His divine power has given us everything we need for a godly life through our knowledge of him who called us by his own glory and goodness. ~ 2 Peter 1:3, NIV
I’ve been struggling this week to know what to write. I am called to be a warrior? If you couldn’t tell from earlier posts, I’m tired. Discouraged. Talking about battles and training and perseverance didn’t delight my fancy.
Funny how God’s more concerned with our relationship with Him than He is with our personal space and comfort, right?
But today, as I was mulling over what to write, the Spirit whisper this word from Second Peter straight into my heart and mind. Everything you need. He’s give everything I need.
“But I’m not much of a warrior,” I argued. I think He laughed (because He knows it’s true, but also because He knows I’m nearsighted). And then, He showed me.
I’ve spend the week as a coach in a youth basketball camp sponsored by our church. Our teaching leader caught me this morning before camp with a smile. “Jen, you are just totally in your element here. Basketball and Jesus, and eighty kids.”
Yep. Life doesn’t get much better than that. I’m having a blast.

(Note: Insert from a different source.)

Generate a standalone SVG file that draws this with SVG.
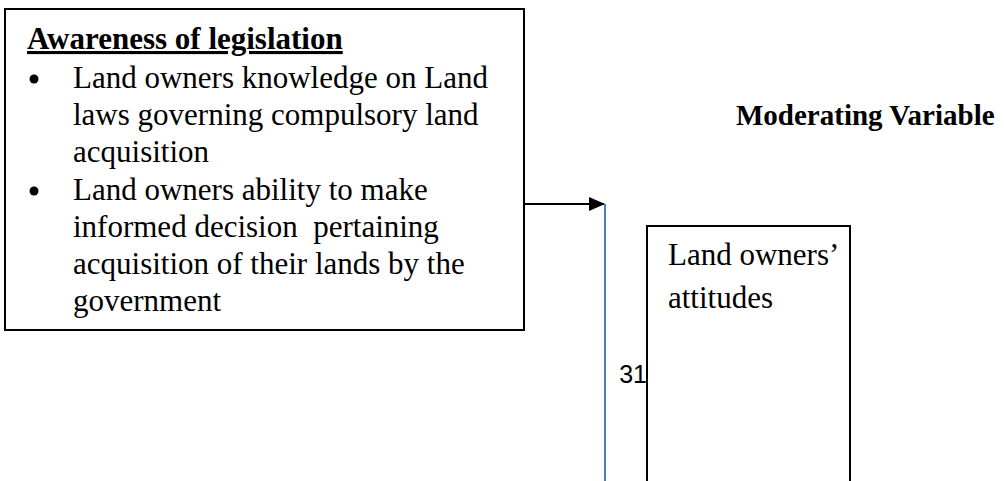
<svg xmlns="http://www.w3.org/2000/svg" width="1004" height="481" viewBox="0 0 1004 481">
<style>
.box{fill:#fff;stroke:#000;stroke-width:2}
.t{font-family:"Liberation Serif","Times New Roman",serif;font-size:31px;fill:#000}
.b{font-weight:bold}
.m{font-size:29px}
.pn{font-family:"Liberation Sans",Arial,sans-serif;font-size:25px;fill:#000}
</style>
<defs>
<marker id="ah" markerWidth="16" markerHeight="14" refX="15" refY="7" orient="auto" markerUnits="userSpaceOnUse">
<path d="M0,0 L16,7 L0,14 Z" fill="#000"/>
</marker>
</defs>
<rect width="1004" height="481" fill="#fff"/>
<g id="awareness">
<rect class="box" x="5" y="9" width="519" height="321"/>
<text class="t b" x="27" y="49" text-decoration="underline">Awareness of legislation</text>
<circle cx="34" cy="79" r="4.5"/>
<text class="t" x="73" y="88">Land owners knowledge on Land</text>
<text class="t" x="73" y="125">laws governing compulsory land</text>
<text class="t" x="73" y="162">acquisition</text>
<circle cx="34" cy="191" r="4.5"/>
<text class="t" x="73" y="200">Land owners ability to make</text>
<text class="t" x="73" y="237" xml:space="preserve">informed decision  pertaining</text>
<text class="t" x="73" y="274">acquisition of their lands by the</text>
<text class="t" x="73" y="311">government</text>
</g>
<g id="moderating-label">
<text class="t b m" x="736" y="125">Moderating Variable</text>
</g>
<g id="attitudes">
<rect class="box" x="647" y="226" width="203" height="260"/>
<text class="t" x="668" y="265">Land owners’</text>
<text class="t" x="668" y="308">attitudes</text>
</g>
<g id="page-number">
<text class="pn" x="647" y="383" text-anchor="end">31</text>
</g>
<g id="connectors">
<line x1="524" y1="204" x2="604" y2="204" stroke="#000" stroke-width="2" marker-end="url(#ah)"/>
<line x1="605" y1="204" x2="605" y2="481" stroke="#4a7ebb" stroke-width="2"/>
</g>
</svg>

Everything I need . . . A few weeks ago we wrote about being God’s workmanship, about being equipped to do what He calls us to do. It’s funny, though. See, I love basketball. Used to be I loved it maybe a little too much—like it became an idol in my life. Coaching was my dream, but after moving to rural Nebraska and then started having kids, I had to unclench my fists on that hope. It wasn’t a conducive career for the kind of home my husband and I wanted to create, so with many tears, and a bit of disillusionment—and a long process of surrender, I let that one go.

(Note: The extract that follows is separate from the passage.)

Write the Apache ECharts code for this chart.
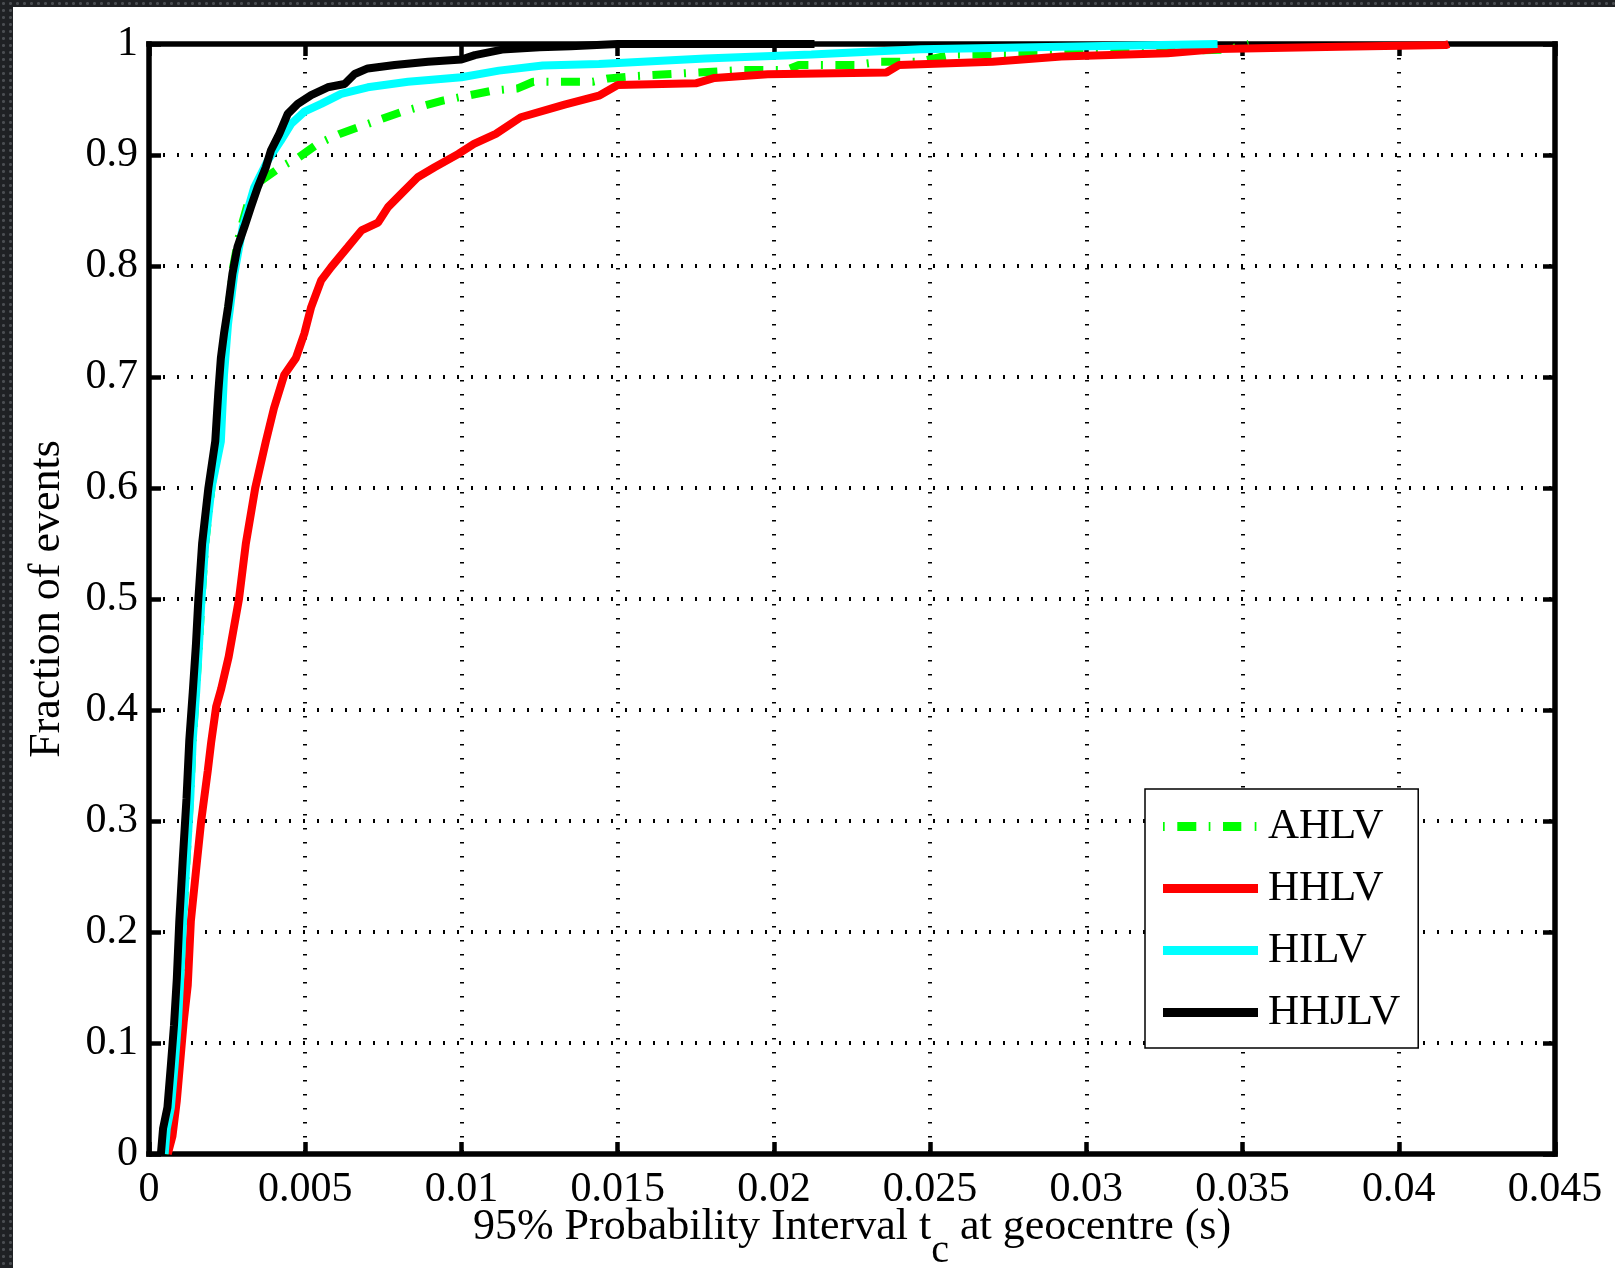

But this week, I got to be coach. Not in the setting I’d hoped, not in the way I planned, but coach none-the-less. And it’s been a blast.
So, there’s a connection in here, I promise. But it took me a bit to see it—to understand what God was showing me—because what’s a basketball game have to do with being a warrior, anyway?

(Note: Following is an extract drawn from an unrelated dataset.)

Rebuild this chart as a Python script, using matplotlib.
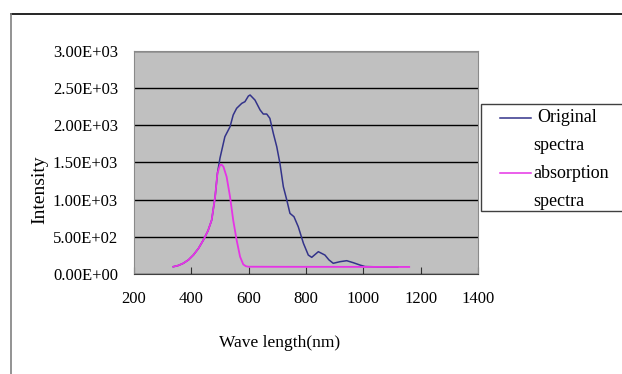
import matplotlib.pyplot as plt
from matplotlib.lines import Line2D
from matplotlib.patches import Rectangle

# spectra (nm, intensity)
orig_nm = [337, 355, 372, 390, 407, 425, 442, 458, 471, 483, 491, 500, 517, 535, 546, 558, 576, 587,
           599, 605, 622, 640, 651, 663, 674, 686, 698, 709, 721, 733, 744, 758,
           773, 791, 808, 820, 843, 866, 880, 895, 919, 942, 965, 988, 1006, 1050, 1120]
orig_int = [98, 115, 144, 190, 255, 345, 457, 580, 726, 1040, 1354, 1560, 1847, 1981, 2139, 2229, 2296, 2318,
            2394, 2408, 2340, 2206, 2152, 2152, 2094, 1892, 1712, 1489, 1174, 995, 816, 771,
            636, 413, 255, 224, 300, 255, 190, 144, 166, 179, 152, 121, 100, 96, 95]

abs_nm = [337, 355, 372, 390, 407, 425, 442, 458, 471, 483, 491, 500, 506, 512, 523, 535,
          546, 558, 570, 581, 590, 599, 700, 900, 1160]
abs_int = [98, 115, 144, 190, 255, 345, 457, 580, 726, 1040, 1354, 1466, 1470, 1443, 1309, 1040,
           726, 457, 233, 130, 105, 98, 97, 96, 95]

labels = ['Original\nspectra', 'absorption\nspectra']
colors = ['#33338a', '#e633e6']

xticks = [200, 400, 600, 800, 1000, 1200, 1400]
yticks = [0, 500, 1000, 1500, 2000, 2500, 3000]

W, H = 622, 374
plt.rcParams['font.family'] = ['Liberation Serif', 'DejaVu Serif']

fig = plt.figure(figsize=(W / 100, H / 100), dpi=100)
ax = fig.add_axes([134 / W, 100 / H, 344 / W, 223 / H])
ax.set_facecolor('#c0c0c0')

ax.plot(orig_nm, orig_int, color=colors[0], lw=1.1)
ax.plot(abs_nm, abs_int, color=colors[1], lw=1.3)

ax.set_xlim(200, 1400)
ax.set_ylim(0, 3000)
ax.set_xticks(xticks)
ax.set_yticks(yticks)
ax.set_yticklabels(['{:.2E}'.format(v) for v in yticks])
ax.tick_params(axis='x', direction='in', length=5, color='#303030', pad=12, labelsize=12)
ax.tick_params(axis='y', length=0, pad=11.5, labelsize=12)
ax.set_axisbelow(True)
ax.yaxis.grid(True, color='black', lw=1)

for s in ['top', 'right', 'left']:
    ax.spines[s].set_color('#8a8a8a')
ax.spines['bottom'].set_color('#404040')

fig.text(40 / W, 1 - 190 / H, 'Intensity', rotation=90, ha='center', va='center', fontsize=14)
fig.text(280 / W, 1 - 343 / H, 'Wave length(nm)', ha='center', va='center', fontsize=12.5)

# outer chart frame
fig.add_artist(Line2D([11 / W, 1], [1 - 14 / H] * 2, color='black', lw=1.2))
fig.add_artist(Line2D([11 / W] * 2, [0, 1 - 14 / H], color='#808080', lw=1.2))

# legend box
fig.add_artist(Rectangle((481 / W, 1 - 211 / H), 200 / W, 107 / H, transform=fig.transFigure,
                         facecolor='white', edgecolor='#404040', lw=1))
for i, (lab, c) in enumerate(zip(labels, colors)):
    y0 = 118 + i * 55
    fig.add_artist(Line2D([500 / W, 531 / W], [1 - y0 / H] * 2, color=c, lw=1.1))
    first, second = lab.split('\n')
    fig.text((537 if i == 0 else 533) / W, 1 - y0 / H, first, va='center', fontsize=13)
    fig.text(533 / W, 1 - (y0 + 28) / H, second, va='center', fontsize=13)

fig.savefig('out.png', dpi=100)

It isn’t the game. Not at all—it’s why we’re there, running this camp in the first place. Our slogan for AWANA is “Kids matter to God.” I know on Wednesday nights when I go to AWANA, I’m doing battle for those kids. Because they matter to God. But this week? On a basketball court?
I’m doing battle for those kids. Because they matter to God.
Isn’t that ironic? A dream to which I’d bid farewell over ten years ago has come back full circle. I’m equipped to coach basketball. But more than that, He has given me everything I need to coach kids. To do battle for them. Because they matter to God.
I love that. I’m a warrior after all. Isn’t God just so good?